=== SUPPLIED INFORMATION ===
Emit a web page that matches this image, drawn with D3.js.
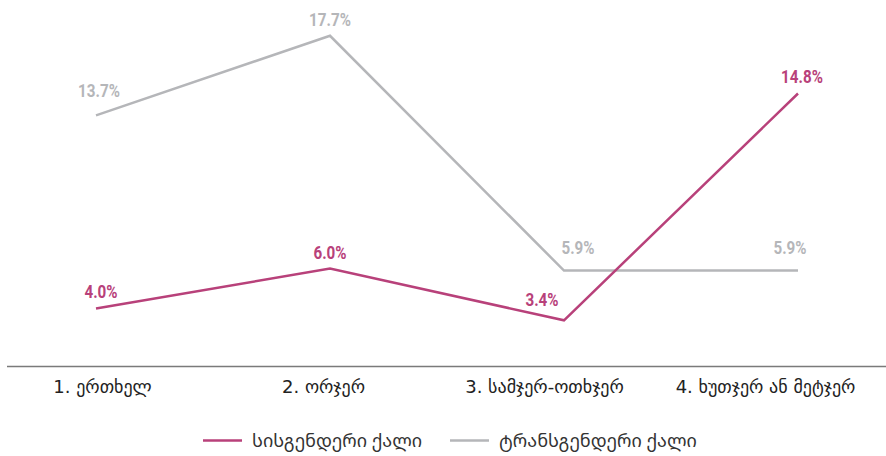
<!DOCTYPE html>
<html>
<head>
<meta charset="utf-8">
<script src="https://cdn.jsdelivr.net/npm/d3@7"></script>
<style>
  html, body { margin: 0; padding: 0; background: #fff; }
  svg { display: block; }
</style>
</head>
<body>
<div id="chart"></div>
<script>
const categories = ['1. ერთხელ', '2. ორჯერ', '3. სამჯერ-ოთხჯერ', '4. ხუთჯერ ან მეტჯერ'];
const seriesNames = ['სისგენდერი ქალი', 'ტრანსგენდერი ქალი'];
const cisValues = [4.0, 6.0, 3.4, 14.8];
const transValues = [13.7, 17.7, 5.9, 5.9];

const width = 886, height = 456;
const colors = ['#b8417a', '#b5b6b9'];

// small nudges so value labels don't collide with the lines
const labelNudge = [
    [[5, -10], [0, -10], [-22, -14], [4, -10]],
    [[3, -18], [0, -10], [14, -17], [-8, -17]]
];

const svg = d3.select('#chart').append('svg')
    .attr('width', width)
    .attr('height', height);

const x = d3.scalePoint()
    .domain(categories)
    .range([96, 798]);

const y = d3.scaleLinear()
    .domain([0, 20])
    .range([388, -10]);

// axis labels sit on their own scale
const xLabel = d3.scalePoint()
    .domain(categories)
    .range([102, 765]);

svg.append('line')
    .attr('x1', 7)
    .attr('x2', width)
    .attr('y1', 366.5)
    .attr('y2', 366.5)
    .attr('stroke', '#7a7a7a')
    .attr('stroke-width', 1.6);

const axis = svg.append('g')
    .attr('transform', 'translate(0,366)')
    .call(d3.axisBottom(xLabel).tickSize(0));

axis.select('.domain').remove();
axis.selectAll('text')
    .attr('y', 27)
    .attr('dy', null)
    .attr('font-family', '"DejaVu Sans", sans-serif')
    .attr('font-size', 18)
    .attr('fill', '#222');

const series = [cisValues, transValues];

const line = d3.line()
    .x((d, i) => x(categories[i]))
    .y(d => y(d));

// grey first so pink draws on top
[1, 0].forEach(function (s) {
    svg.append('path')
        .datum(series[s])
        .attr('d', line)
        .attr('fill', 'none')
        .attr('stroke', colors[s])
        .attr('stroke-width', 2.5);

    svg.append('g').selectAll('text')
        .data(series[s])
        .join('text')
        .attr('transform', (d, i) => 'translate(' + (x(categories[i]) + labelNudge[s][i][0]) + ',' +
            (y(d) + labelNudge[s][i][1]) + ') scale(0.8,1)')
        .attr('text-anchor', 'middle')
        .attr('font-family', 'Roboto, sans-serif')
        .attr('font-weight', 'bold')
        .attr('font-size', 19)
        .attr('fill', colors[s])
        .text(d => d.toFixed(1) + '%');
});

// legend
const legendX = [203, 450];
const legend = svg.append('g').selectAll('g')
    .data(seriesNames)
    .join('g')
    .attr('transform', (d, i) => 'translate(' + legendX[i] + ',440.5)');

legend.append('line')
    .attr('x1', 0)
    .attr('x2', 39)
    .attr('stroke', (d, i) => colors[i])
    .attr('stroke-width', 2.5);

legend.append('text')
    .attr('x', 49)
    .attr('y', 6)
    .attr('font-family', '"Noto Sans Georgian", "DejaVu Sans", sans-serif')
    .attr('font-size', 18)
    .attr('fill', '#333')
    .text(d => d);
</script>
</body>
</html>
===
→ STATED EXERCISE
Write out the listing above exactly as it stands, pictures excluded.

→ FINAL RESULT
Emit a web page that matches this image, drawn with D3.js.
<!DOCTYPE html>
<html>
<head>
<meta charset="utf-8">
<script src="https://cdn.jsdelivr.net/npm/d3@7"></script>
<style>
  html, body { margin: 0; padding: 0; background: #fff; }
  svg { display: block; }
</style>
</head>
<body>
<div id="chart"></div>
<script>
const categories = ['1. ერთხელ', '2. ორჯერ', '3. სამჯერ-ოთხჯერ', '4. ხუთჯერ ან მეტჯერ'];
const seriesNames = ['სისგენდერი ქალი', 'ტრანსგენდერი ქალი'];
const cisValues = [4.0, 6.0, 3.4, 14.8];
const transValues = [13.7, 17.7, 5.9, 5.9];

const width = 886, height = 456;
const colors = ['#b8417a', '#b5b6b9'];

// small nudges so value labels don't collide with the lines
const labelNudge = [
    [[5, -10], [0, -10], [-22, -14], [4, -10]],
    [[3, -18], [0, -10], [14, -17], [-8, -17]]
];

const svg = d3.select('#chart').append('svg')
    .attr('width', width)
    .attr('height', height);

const x = d3.scalePoint()
    .domain(categories)
    .range([96, 798]);

const y = d3.scaleLinear()
    .domain([0, 20])
    .range([388, -10]);

// axis labels sit on their own scale
const xLabel = d3.scalePoint()
    .domain(categories)
    .range([102, 765]);

svg.append('line')
    .attr('x1', 7)
    .attr('x2', width)
    .attr('y1', 366.5)
    .attr('y2', 366.5)
    .attr('stroke', '#7a7a7a')
    .attr('stroke-width', 1.6);

const axis = svg.append('g')
    .attr('transform', 'translate(0,366)')
    .call(d3.axisBottom(xLabel).tickSize(0));

axis.select('.domain').remove();
axis.selectAll('text')
    .attr('y', 27)
    .attr('dy', null)
    .attr('font-family', '"DejaVu Sans", sans-serif')
    .attr('font-size', 18)
    .attr('fill', '#222');

const series = [cisValues, transValues];

const line = d3.line()
    .x((d, i) => x(categories[i]))
    .y(d => y(d));

// grey first so pink draws on top
[1, 0].forEach(function (s) {
    svg.append('path')
        .datum(series[s])
        .attr('d', line)
        .attr('fill', 'none')
        .attr('stroke', colors[s])
        .attr('stroke-width', 2.5);

    svg.append('g').selectAll('text')
        .data(series[s])
        .join('text')
        .attr('transform', (d, i) => 'translate(' + (x(categories[i]) + labelNudge[s][i][0]) + ',' +
            (y(d) + labelNudge[s][i][1]) + ') scale(0.8,1)')
        .attr('text-anchor', 'middle')
        .attr('font-family', 'Roboto, sans-serif')
        .attr('font-weight', 'bold')
        .attr('font-size', 19)
        .attr('fill', colors[s])
        .text(d => d.toFixed(1) + '%');
});

// legend
const legendX = [203, 450];
const legend = svg.append('g').selectAll('g')
    .data(seriesNames)
    .join('g')
    .attr('transform', (d, i) => 'translate(' + legendX[i] + ',440.5)');

legend.append('line')
    .attr('x1', 0)
    .attr('x2', 39)
    .attr('stroke', (d, i) => colors[i])
    .attr('stroke-width', 2.5);

legend.append('text')
    .attr('x', 49)
    .attr('y', 6)
    .attr('font-family', '"Noto Sans Georgian", "DejaVu Sans", sans-serif')
    .attr('font-size', 18)
    .attr('fill', '#333')
    .text(d => d);
</script>
</body>
</html>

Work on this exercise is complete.